EDL751 – Creswell (2009) Chapter 7:Research Questions and Hypothesis

apa: Creswell, J. (2009). Research design: Qualitative, quantitative, and mixed methods approaches (3rd ed.). Los Angeles: Sage.


Creswell says that researchers place signposts in their work that help others to recognize the purpose of the study and the research questions or hypothesis being investigated.  In qualitative research researchers state a central question and then generally follow with a set of associated subquestions. Central questions need to be broad and asked around a central phenomenon or concept of study. Creswell say a researcher should ask themselves, “what is the broadest question that I can ask n a study”.  Qualitative researchers then seek to explore the complex set of factors surrounding  this central phenomenon. Is is recommended that the researcher ask 5-7 subquestion in addition to the central question.  The central question to they study needs to be linked to the specific qualitative method if inquiry. Creswell (pp.140) gives three examples of how the central question should connect the the method of inquiry. In the ethnographic example he explains how the question has been linked to a large body of literature and is used as a working guideline rather than an absolute truth. In the phenomenology the question is linked to the central idea of the research but is not based upon an prior literature. In the grounded theory example all questions are directed toward theory development or pattern recognition.

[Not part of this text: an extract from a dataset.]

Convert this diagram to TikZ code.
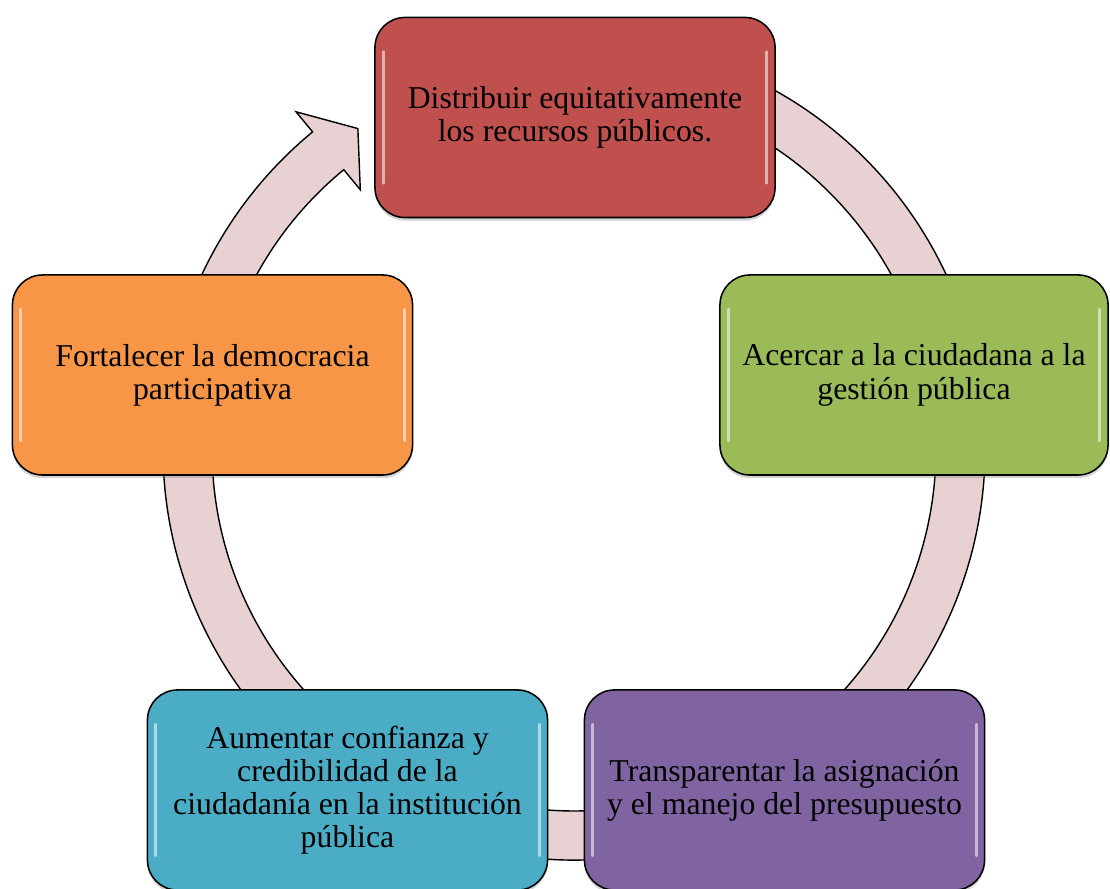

Creswell then discusses that tentative language that should be used when writing qualitative questions. The questions should begin with ‘how’ or ‘what’ which convey an open ended design and emerging design. The use of ‘Why ‘ should be avoided as it suggests that researcher has an agenda,  or is basing research on cause and effect thinking.  When further developing the question exploratory verbs need to be used, verbs like ‘affect’, ‘influence’, ‘impact’ ‘ determine’ and ‘relate’ (pp.141).

Several question samples and opportunities to write practise question are then given within the text. Two take aways from this section were that the use of verbs lead to suggestions, not definite conclusions, and questions will evolve, change and develop over time as the research develops.

The remainder of the chapter spend time detailing both Quantitative and Maxed Methods question design. Specific detail on how to create a hypothesis or quantitative research question is given, the essence of the qualitative question is that is it based in literature or in the research of others, and that it allow for the comparing of variables. On Page 143/144 3 basic approaches are described on how to address variables. Researchers can either compare variables, relate variables or describe the relationship between variables.

The final section of the chapter discusses Mixed methods question and hypothesis development. Although the order in which they may appear within research will differ, all mixed methods research should contain a qualitative question based around the central concept of the study, a quantitative question or directional hypothesis, then a final mixed methods questions which connects the two aspects of the study together.    Times in spent giving examples of this mixed methods question, along with practise examples.

Like most chapters in this book, it is very practical and will make greater sense once applied. I expect I shall have to revisit this chapter many times during the coming 4 years.